Bear with me for a bit while I explain what it is that I do. As a musician in the military, I’m constantly competing against others. Yes, we’re a band. And yes we are working together to make beautiful music, which can only happen if our sounds mesh well together. Still, when we are trying to get work, like the 2.5 month summer contract, we are being graded against each other. This means that although we are friends most of the time, we are rivals when trying to get contracts. Big factors that affect our contracts are our merit, skill level as a musician, leadership potential, and QLs. QL’s stands for qualification level, and we get higher ones by doing military courses that centre around music.
There are 4 QLs, and they range from about high school level to 4th year university/master’s level difficulty. We need QLs for promotions, but a lot of people take harder courses so that they can be seen as better musicians when trying to get contracts, and one QL level can mean the difference between 3 months of summer employment and zero. Once you reach the third QL, you can learn a new instrument, and they’ll pay you to learn it. I have the third level on sax, and the first level on bassoon. Yeah, they paid me to learn to play bassoon (well, I had played it in high school, but never thought I’d play it again).

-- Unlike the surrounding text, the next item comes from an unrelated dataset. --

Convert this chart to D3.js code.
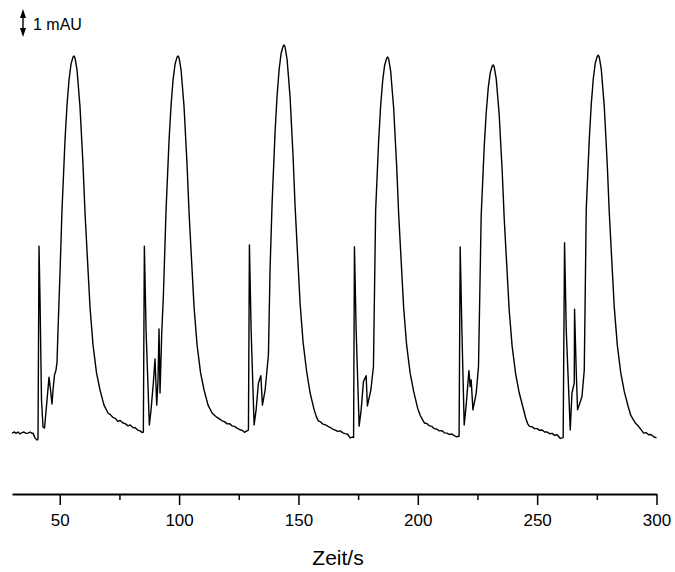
<!DOCTYPE html>
<html>
<head>
<meta charset="utf-8">
<script src="https://cdn.jsdelivr.net/npm/d3@7"></script>
<style>
  body { margin: 0; background: #fff; }
  svg text { font-family: "Liberation Sans", Arial, sans-serif; fill: #000; }
</style>
</head>
<body>
<div class="chart"></div>
<script>
const W = 675, H = 572;

// x axis ticks (s)
const major_ticks = [50, 100, 150, 200, 250, 300];
const minor_ticks = [75, 125, 175, 225, 275];

// detector signal, [time in s, absorbance in mAU], one array per injection
const run1 = [
  [30.0, -0.04], [31.0, 0.0], [31.7, -0.05], [32.5, 0.0], [33.4, -0.07], [34.2, -0.02], [35.0, 0.0],
  [35.9, -0.05], [36.7, -0.04], [37.6, 0.0], [38.4, -0.05], [38.8, -0.04], [39.6, -0.21], [40.5, -0.29],
  [40.9, -0.25], [41.32, 6.64], [41.74, 4.71], [42.36, 1.14], [42.99, 0.18], [43.62, 0.14], [44.67, 1.14],
  [45.51, 1.96], [46.14, 1.5], [46.76, 1.0], [47.18, 1.5], [47.81, 2.04], [48.44, 2.21], [48.86, 2.5],
  [49.28, 3.64], [50.11, 5.68], [50.95, 7.93], [52.21, 10.43], [53.05, 11.68], [53.88, 12.57],
  [54.72, 13.14], [55.56, 13.39], [55.98, 13.43], [56.40, 13.36], [57.24, 12.93], [58.49, 11.61],
  [59.75, 9.54], [60.59, 7.82], [61.85, 5.79], [62.68, 4.46], [63.94, 3.11], [65.41, 2.11], [66.87, 1.5],
  [68.55, 0.96], [70.23, 0.68], [71.2, 0.62], [72.3, 0.52], [73.2, 0.49], [74.3, 0.38], [75.3, 0.41],
  [76.5, 0.32], [77.4, 0.3], [78.6, 0.22], [79.5, 0.25], [80.7, 0.16], [81.6, 0.15], [82.8, 0.06],
  [83.7, 0.04], [84.5, -0.02], [85.03, 0.0]
];
const run2 = [
  [85.45, 6.64], [86.16, 3.64], [87.54, 0.25], [88.25, 0.79], [89.21, 1.75], [89.92, 2.61], [90.63, 0.96],
  [91.17, 1.86], [91.59, 3.68], [92.01, 1.39], [92.73, 3.54], [93.40, 4.82], [94.54, 7.93], [95.80, 10.43],
  [96.64, 11.68], [97.47, 12.57], [98.31, 13.14], [99.15, 13.39], [99.57, 13.43], [99.99, 13.36],
  [100.83, 12.93], [102.08, 11.61], [103.34, 9.54], [104.18, 7.82], [105.44, 5.79], [106.27, 4.46],
  [107.53, 3.11], [109.00, 2.11], [110.46, 1.5], [112.14, 0.96], [113.82, 0.68], [114.8, 0.6],
  [115.9, 0.52], [116.9, 0.47], [118.0, 0.4], [119.0, 0.37], [120.1, 0.29], [121.1, 0.3], [122.2, 0.22],
  [123.2, 0.2], [124.3, 0.14], [125.3, 0.09], [126.4, 0.06], [127.4, -0.01], [128.2, 0.03], [129.05, 0.07]
];
const run3 = [
  [129.46, 6.68], [130.17, 3.64], [131.43, 0.25], [132.27, 0.79], [133.23, 1.75], [134.24, 2.01],
  [134.91, 0.96], [136.04, 1.5], [137.42, 2.75], [138.12, 5.85], [138.96, 8.16], [140.22, 10.73],
  [141.06, 12.02], [141.89, 12.93], [142.73, 13.52], [143.57, 13.78], [143.99, 13.82], [144.41, 13.75],
  [145.25, 13.30], [146.50, 11.95], [147.76, 9.82], [148.60, 8.05], [149.86, 5.96], [150.69, 4.59],
  [151.95, 3.2], [153.42, 2.17], [154.88, 1.4], [156.56, 0.8], [157.5, 0.55], [158.3, 0.4], [159.3, 0.36],
  [160.3, 0.28], [161.3, 0.26], [162.4, 0.2], [163.4, 0.16], [164.4, 0.1], [165.4, 0.07], [166.5, 0.02],
  [167.5, 0.04], [168.6, -0.03], [169.6, -0.06], [170.6, -0.08], [171.66, -0.21], [172.6, -0.18], [173.1, -0.2]
];
const run4 = [
  [173.46, 6.62], [174.17, 3.64], [175.43, 0.21], [176.27, 0.79], [177.23, 1.8], [178.36, 2.01],
  [178.90, 0.93], [180.33, 1.5], [181.42, 2.33], [182.34, 7.9], [183.60, 10.4], [184.44, 11.65],
  [185.27, 12.53], [186.11, 13.1], [186.95, 13.35], [187.37, 13.39], [187.79, 13.32], [188.63, 12.89],
  [189.88, 11.58], [191.14, 9.51], [191.98, 7.8], [193.24, 5.77], [194.07, 4.45], [195.33, 3.1],
  [196.80, 2.1], [198.26, 1.45], [199.94, 0.85], [201.0, 0.6], [201.9, 0.45], [202.8, 0.32], [203.8, 0.3],
  [204.8, 0.22], [205.9, 0.2], [206.9, 0.12], [208.0, 0.1], [209.0, 0.04], [210.1, 0.05], [211.1, -0.03],
  [212.2, -0.04], [213.2, -0.09], [214.3, -0.07], [214.95, -0.11], [216.09, -0.17], [217.3, -0.15]
];
const run5 = [
  [217.76, 6.61], [218.47, 3.64], [219.44, 0.25], [220.27, 0.96], [221.41, 2.19], [221.95, 1.62],
  [222.37, 1.86], [223.09, 0.79], [224.47, 1.39], [225.43, 2.33], [226.56, 7.74], [227.82, 10.18],
  [228.66, 11.4], [229.49, 12.27], [230.33, 12.82], [231.17, 13.07], [231.59, 13.11], [232.01, 13.04],
  [232.85, 12.62], [234.10, 11.33], [235.36, 9.31], [236.20, 7.63], [237.46, 5.65], [238.29, 4.35],
  [239.55, 3.04], [241.02, 2.06], [242.48, 1.4], [244.16, 0.85], [245.2, 0.5], [246.0, 0.3], [246.8, 0.2],
  [247.9, 0.19], [248.9, 0.12], [250.0, 0.12], [251.0, 0.06], [252.1, 0.07], [253.1, 0.0], [254.2, 0.0],
  [255.2, -0.06], [256.3, -0.05], [257.3, -0.12], [258.4, -0.1], [259.7, -0.23], [260.9, -0.2]
];
const run6 = [
  [261.48, 6.76], [262.19, 3.64], [263.87, 0.07], [264.58, 1.39], [265.54, 1.75], [265.67, 4.39],
  [266.38, 2.15], [266.93, 0.79], [268.77, 1.26], [269.74, 2.21], [270.57, 7.95], [271.83, 10.45],
  [272.67, 11.7], [273.50, 12.6], [274.34, 13.17], [275.18, 13.42], [275.60, 13.46], [276.02, 13.39],
  [276.86, 12.96], [278.11, 11.64], [279.37, 9.56], [280.21, 7.84], [281.47, 5.8], [282.30, 4.47],
  [283.56, 3.12], [285.03, 2.11], [286.49, 1.45], [288.17, 0.9], [289.2, 0.6], [290.2, 0.45],
  [291.3, 0.3], [292.3, 0.22], [293.4, 0.1], [294.6, -0.04], [295.6, -0.02], [296.7, -0.1],
  [297.7, -0.09], [298.8, -0.17], [300.0, -0.21]
];

const signal = run1.concat(run2, run3, run4, run5, run6);

const svg = d3.select('.chart')
    .append('svg')
    .attr('width', W)
    .attr('height', H);

// 1 mAU = 28 px
const x_scale = d3.scaleLinear().domain([30, 300]).range([12, 656.5]);
const y_scale = d3.scaleLinear().domain([0, 1]).range([432, 404]);

const axis_y = 494;

// minor ticks first, then major axis
svg.append("g")
    .attr("transform", "translate(0," + axis_y + ")")
    .call(d3.axisBottom(x_scale)
        .tickValues(minor_ticks)
        .tickSize(6)
        .tickFormat(""))
    .call(g => g.select(".domain").remove());

const x_axis = svg.append("g")
    .attr("class", "x_axis")
    .attr("transform", "translate(0," + axis_y + ")")
    .call(d3.axisBottom(x_scale)
        .tickValues(major_ticks)
        .tickSize(11)
        .tickSizeOuter(0)
        .tickPadding(9)
        .tickFormat(d3.format("d")));

x_axis.selectAll("text")
    .style("font-size", "17px");

svg.selectAll(".tick line").attr("stroke-width", 1.5);
x_axis.select(".domain").attr("stroke-width", 1.8);

svg.append("text")
    .attr("x", 338)
    .attr("y", 565)
    .attr("text-anchor", "middle")
    .style("font-size", "21px")
    .text("Zeit/s");

// trace
const line = d3.line()
    .x(d => x_scale(d[0]))
    .y(d => y_scale(d[1]));

svg.append("path")
    .datum(signal)
    .attr("fill", "none")
    .attr("stroke", "#000")
    .attr("stroke-width", 1.4)
    .attr("stroke-linejoin", "round")
    .attr("d", line);

// scale bar: 1 mAU
const bar_x = 23;
const bar_top = 9;
const bar_bot = bar_top + (y_scale(0) - y_scale(1));

svg.append("line")
    .attr("x1", bar_x).attr("x2", bar_x)
    .attr("y1", bar_top + 4).attr("y2", bar_bot - 4)
    .attr("stroke", "#000")
    .attr("stroke-width", 1.4);

svg.append("path")
    .attr("d", `M${bar_x},${bar_top} L${bar_x - 3},${bar_top + 9} L${bar_x + 3},${bar_top + 9} Z`)
    .attr("fill", "#000");
svg.append("path")
    .attr("d", `M${bar_x},${bar_bot} L${bar_x - 3},${bar_bot - 9} L${bar_x + 3},${bar_bot - 9} Z`)
    .attr("fill", "#000");

svg.append("text")
    .attr("x", 33)
    .attr("y", 30)
    .style("font-size", "16px")
    .text("1 mAU");
</script>
</body>
</html>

Anyways, I was supposed to be leaving next Wednesday to do a 4 week course for level 2 on bassoon. I got a call the other day from one of my supervisors, and he told me there was a chance they might be able to get me to do level 4 on sax instead. Still, I don’t know if I’m ready. I don’t know if I’m good enough. And I don’t know if I’d be able to handle the disappointment if I don’t pass that course. Music has always been something that I’m good at. I’ve been playing piano since I was 5. Music is my stress reliever, my piano has always been my sanctuary.
[If anyone is curious, here’s a video of the piece I’m slaving away at trying to learn. She’s phenomenal. I won’t have piano accompaniment.]
Right now I’m just waiting for that call saying I’ll be doing the harder course. I’m terrified. I want this so bad. Not to be competitive, or to be better than everyone else. Not to have that level just because James does (that’s where I met him, he plays clarinet). No, I want to do this for me. I want to have a goal that I really need to work towards. Something I’d be willing to devote 4 straight weeks of my life towards attaining. And I want to know what it feels like to know that people understand how much music means to me, how much of myself I give in my music. Like my writing, music is a way of baring my soul.
I’m just worried I’ll put my all into it, and they’ll shun that piece of me that wants so badly to be heard.